What is an Emergency Event?
An emergency or critical event is an event that requires a response within a limited time window. Dealing with these events appropriately is a Data Protection(GDPR) regulatory requirement. If these events are not managed an organisation risks exposure to harm in the form of; legal action, fines and reputation damage. In most cases emergency/critical events can be managed quickly and effectively with the appropriate processes in place.
A data breach in relation to Data Protection (GDPR) is the accidental or unlawful destruction, loss, alteration, unauthorised disclosure of, or access to, personal data. Examples include lost device, unauthorised access to data or the accidental delivery of data to the wrong person or cyber attack. A cyber attack may be a criminal event and will require particular care. Notification to the DPC must occur within 72 hours of becoming aware of the breach.
Staff, Customer or Public Liability Confrontation
Updates to data protection legislation gives an individual strong rights in relation to the processing of their personal data. In the event of legal action data protection rights will often be used to establish the existence of data or to fish for a possible basis that can be leveraged. Early professional advice is advisable and will typically minimise the exposure and effort involved.
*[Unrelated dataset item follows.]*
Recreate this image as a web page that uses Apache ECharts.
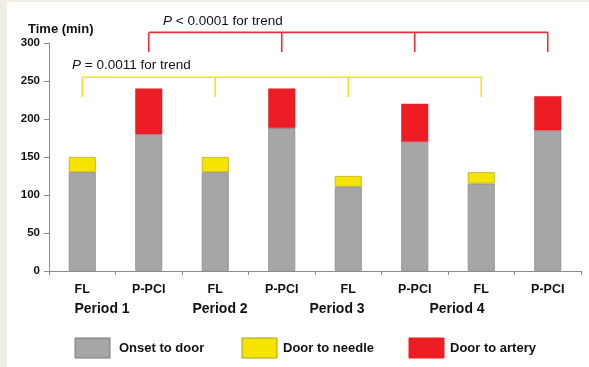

Subject Access Request (SAR)
A SAR is the request made to an organisation for personal data stored on the individual (importantly this may include CCTV). Responding to an SAR is often over complicated. Organisations must validate the identity of the subject, seek clarity from them if need be, take reasonable effort to identify personal data, review the data, deliver data together with other statutory information to the subject only. All within one month. Many norms regarding what needs to be disclosed or what is exempt have been established.
State Authority Access Request (SAAR)
A SAAR is a State Authority (police, customs or revenue request) request to data an organisation may store on individual. These requests are always on foot of a legal requirement and may result in you having to appear in court as a witness. Poor process may collapse a case or expose you to unlawful disclosure.You need to know how to react ‘when the authorities come through the door’.
Have a set of simple processes in place to manage and record Data Protection events. These should be easily understood and accessible. Keeping it simple and getting the basics right will protect an organisation form harm. Time is always of the essence in these events.
If in doubt contact First Compliance without delay for experienced support in your emergency event response.
- Ensure contracts (customer and staff) and notices are in line with GDPR regulation.
- Train staff to recognise a breach or access request event.
- Know your purposes for processing data. Data used without a specified purpose may leave you open to liability.
These three items are likely to significantly reduce your exposure to an emergency event.